THE Rocky Horror Show may be front of mind right now, but when young Australians ponder which university offer to accept next week, they'd do better to dust off mum and dad's Little Shop of Horrors album.
Specifically, the Dentist! song: "Your temperament's wrong for the priesthood, and teaching would suit you still less; Son, be a dentist, you'll be a success."
You certainly will.

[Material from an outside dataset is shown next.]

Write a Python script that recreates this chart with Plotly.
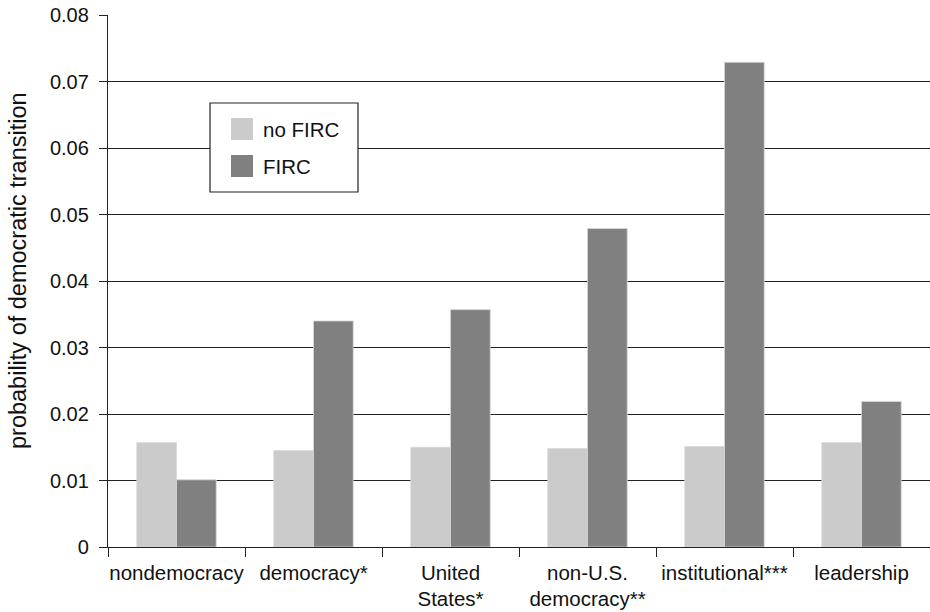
import plotly.graph_objects as go

categories = ["nondemocracy", "democracy*", "United<br>States*", "non-U.S.<br>democracy**",
              "institutional***", "leadership"]
no_firc = [0.0157, 0.0145, 0.0150, 0.0148, 0.0151, 0.0157]
firc = [0.0101, 0.0340, 0.0357, 0.0479, 0.0729, 0.0219]
series_names = ["no FIRC", "FIRC"]
series_colors = ["#cbcbcb", "#808080"]
y_ticks = [0, 0.01, 0.02, 0.03, 0.04, 0.05, 0.06, 0.07, 0.08]
y_tick_text = ["0", "0.01", "0.02", "0.03", "0.04", "0.05", "0.06", "0.07", "0.08"]
y_title = "probability of democratic transition"

# body margin is removed in the page (post_script), so the figure fills the window
W, H = 930, 612
ML, MR, MT, MB = 108, 0, 15, 65
PW, PH = W - ML - MR, H - MT - MB

def px(x):
    return (x - ML) / PW

def py(y):
    return (H - MB - y) / PH

FONT = "Liberation Sans, Arial, Helvetica, sans-serif"
TXT = "#111111"

fig = go.Figure()
for name, vals, col in zip(series_names, [no_firc, firc], series_colors):
    fig.add_trace(go.Bar(x=categories, y=vals, name=name, marker_color=col,
                         marker_line=dict(color="#d8d8d8", width=0.8),
                         showlegend=False, hoverinfo="skip"))

# manual legend (box, swatches, labels)
shapes = [dict(type="rect", xref="paper", yref="paper", x0=px(210), x1=px(358),
               y0=py(192), y1=py(103), line=dict(color="#222222", width=1.2),
               fillcolor="white", layer="above")]
annotations = []
swatch_tops = [118, 155]
for name, col, top in zip(series_names, series_colors, swatch_tops):
    shapes.append(dict(type="rect", xref="paper", yref="paper", x0=px(231), x1=px(253),
                       y0=py(top + 22), y1=py(top), line=dict(width=0),
                       fillcolor=col, layer="above"))
    annotations.append(dict(text=name, xref="paper", yref="paper", x=px(261), y=py(top + 11),
                            xanchor="left", yanchor="middle", showarrow=False,
                            font=dict(size=20.5, color=TXT, family=FONT)))

# y-axis title as rotated annotation (positioned like the reference)
annotations.append(dict(text=y_title, xref="paper", yref="paper", x=px(18), y=py(271),
                        xanchor="center", yanchor="middle", textangle=-90, showarrow=False,
                        borderpad=0, font=dict(size=23.5, color=TXT, family=FONT)))

fig.update_layout(
    width=W, height=H,
    margin=dict(l=ML, r=MR, t=MT, b=MB),
    paper_bgcolor="white", plot_bgcolor="white",
    barmode="group", bargap=0.42, bargroupgap=0,
    font=dict(family=FONT, size=20, color=TXT),
    shapes=shapes, annotations=annotations,
    xaxis=dict(showline=True, linecolor="#222222", linewidth=1.3,
               ticks="outside", ticklen=9, tickwidth=1.3, tickcolor="#222222",
               tickson="boundaries", showgrid=False, tickangle=0, automargin=False,
               ticklabelstandoff=7,
               tickfont=dict(size=20.5, family=FONT, color=TXT)),
    yaxis=dict(range=[0, 0.08001], tickvals=y_ticks, ticktext=y_tick_text,
               showline=True, linecolor="#222222", linewidth=1.3,
               ticks="outside", ticklen=8, tickwidth=1.3, tickcolor="#222222",
               showgrid=True, gridcolor="#222222", gridwidth=1.3,
               zeroline=False, automargin=False, ticklabelstandoff=6,
               ticklabeloverflow="allow",
               tickfont=dict(size=20, family=FONT, color=TXT)),
)

fig.write_html("out.html", config={"displayModeBar": False},
               post_script="document.body.style.margin='0px';document.body.style.overflow='hidden';")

The Graduate Outcomes Survey National Report, released today, shows graduate dentists can expect to earn $94,600, compared with an average across all study areas of $60,000. Plus you've got an 87 per cent chance of a full-time job within a few months of graduating.
But if you're considering dentistry, bear in mind your uni years might not be the best of your life, as overall satisfaction with courses and student assessment of teaching quality sit below averages across all course areas, though not by much.
If you want to have a great time at uni, study rehabilitation, humanities and social sciences, or social work, where satisfaction ratings hit the mid-80s per cent range and teaching quality rates highly too. But beware that your choice now could ultimately lead to the unemployment line in a few years, especially if you end up with a creative arts degree on your resume.
The proportion of creative arts grads with full-time jobs four months after graduation is 53.2 per cent. It's also a low 59 per cent for science and maths graduates, and only marginally better for those with communications and psychology degrees. Compare 95.9 per cent for medicine and 95.2 per cent for pharmacy.
The big discrepancies in satisfaction, job and wage results come on top of recent stats showing uni attrition rates are up and employer dissatisfaction with graduates is growing. And the new report reveals fewer than 60 per cent felt that their qualification was important for their current job.
It has prompted the Federal Government - which has frozen funding for bachelor degrees at 2017 levels for two years and will make future rises conditional on student and graduate outcomes - to urge students to do their homework before signing up to a course.
EDUCATION Minister Simon Birmingham said it could be a "life-changing decision".
"That's why the Turnbull Government has ramped up its efforts to improve the transparency and availability of information available," he said, pointing to the Quality Indicators for Learning and Teaching website (qilt.edu.au).
"By ensuring universities are more accountable and transparent about the job prospects of their graduates, we are helping students to make the right choice the first time around."
UniSA acting vice-chancellor Allan Evans said it was "really important" that prospective students picked courses and careers that suited their passions and personal attributes.
"I wouldn't get too bogged down in the statistics if you are passionate about an area," he said. Prof Evans said UniSA ensured strong employment outcomes through internship programs and matching student intakes to job availability, particularly in health areas.
UniSA also embedded "professional practice" courses in most degrees, offered advice on job interviews and resumes, and had industry advisory boards for every degree to ensure graduates were "well prepared" for the workplace.
Satisfaction not guaranteed-
SATISFACTION with teaching quality was stagnant at 63 per cent from 2016 to 2017.
ENGINEERING graduates' satisfaction with teaching was lowest at 47.6 per cent in the 2017 survey, followed by medicine at 50.6 per cent and law at 57.3 per cent.
OVERALL satisfaction with qualifications dipped slightly from 80.6 per cent to 79.4 per cent.
THE full-time employment rate of graduates, within four months of graduation, was 71.8 per cent in 2017, up from 70.9 per cent in 2016 and 68.1 per cent in 2014. However, it was far below the 85.2 per cent recorded in 2007.
MEDIAN salary of full-time employed graduates was $60,000 in 2017.
GRADUATES in more vocationally orientated fields, such as medicine (95.9 per cent), were more likely to gain full-time employment quickly than graduates with more generalist degrees such as humanities and social sciences (61.8 per cent), communications (60.7 per cent) and creative arts (55 per cent).
REGIONAL and remote graduates had better full-time employment outcomes at 75.5 per cent, compared with 70.6 per cent of those from the city.
OF GRADUATES who were employed full time, fewer than 60 per cent felt their qualification was either "very important" or "important" for their current employment.
ONLY three in four said their qualification prepared them for employment.
EMPLOYED graduates aged 30 or younger were substantially more likely than older graduates to report they were not fully using their skills or education in their current job.